By Mario Macias
To start off Black History Month, Concerned Black Students (CBS) and Grinnell College Libraries hosted a Wednesday-Nights-at-Burling event commemorating the Black Library and its past. “We want the local Grinnell community to know about its history,” librarian Phil Jones said.
Jones and fellow librarians Catherine Rod and Rebecca Stuhr began “Black Library As History” with an overview of student protests against racial segregation on campus during the seventies and recent student responses honoring that history. The event then concluded with recitations and personal accounts performed by students.
In November of 1971, a group of students, organized by CBS, occupied Burling Library—which at the time housed Grinnell’s administration—to protest the lack of Black inclusion and to advocate for representation within the library collections. Concerned Black Students presented a series of demands along with a draft of their “Black Manifesto.”
Rosal Chavira ’11, one of the leaders of CBS this semester, read the Black Manifesto aloud on Wednesday evening. The document addresses the “racist atmosphere” of the campus during its time and calls for institutional support from Grinnell for the “survival of all Black students”—the immediate creation of a Black Library as the primary implementation. “This was a non-violent takeover,” Rod said. “President Leggett agreed on their demands and no reprisals were needed.”
The first installation of the Black Library was where the Smith Collection is now located. Consisting of about fifty books, Rod recalls, the Black Library was then renovated in February of 1972 when CBS occupied Burling again, only this time within what was called the Twentieth Century Room.
In 1982, Stuhr helped relocate the Black Library to where it is currently placed, on the second floor of Burling. Culled from standard bibliographies, African-American journals, collections of primary sources and documentary volumes, says Stuhr, the Black Library now functions as a rotating collection, transiting its contents across all Burling collections while maintaining essential volumes within the Black Library shelves. In time, the creation of the Black Library prompted the installations of other specific collections such as the Latino collection.
In November 2006, students from CBS and the Young, Gifted, and Black Gospel Choir (YGB) commemorated the Black Library and its history with a procession into Burling where they camped and celebrated with music, food and discussion.
The second student response honoring the institutional history of the Black Library was led by Latona Giwa ’09 and Courtney Moore ’11. In December of 2009, Giwa and Moore performed a “site-specific” dance to a montage of music blending interview excerpts from former Dean Waldo “Wally” Walker on the 1971 protest. Site-specific dance “remembers a space,” said Shawn Womack, Theatre.

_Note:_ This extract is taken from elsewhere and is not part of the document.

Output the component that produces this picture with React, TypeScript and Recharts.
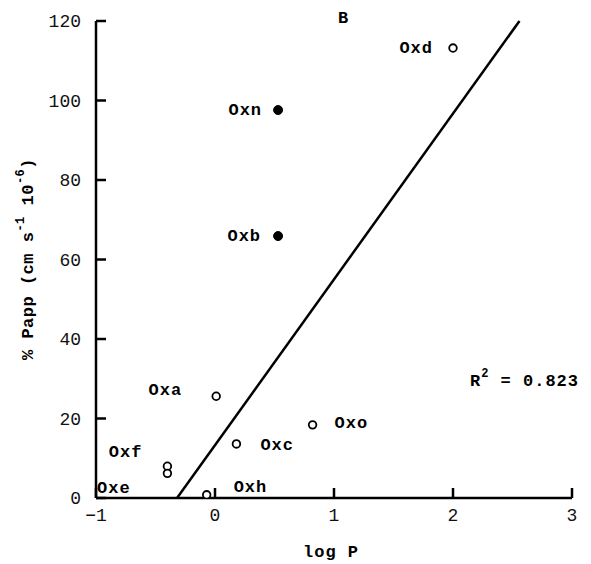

After reviewing the inception and continuous changes within the Black Library, the floor opened up to audience members to express their own commemorations of the library. Que Newbill ’11 read from the poetry of Raymond Patterson, Bill Rudolph read from the poetry of Gwendolyn Brooks, Stuhr from the poetry of Grinnell alumna Irma McClaurin. “Students now are in the process of their own making,” Kesho Scott, Sociology said, “only they know what the next vision will be.”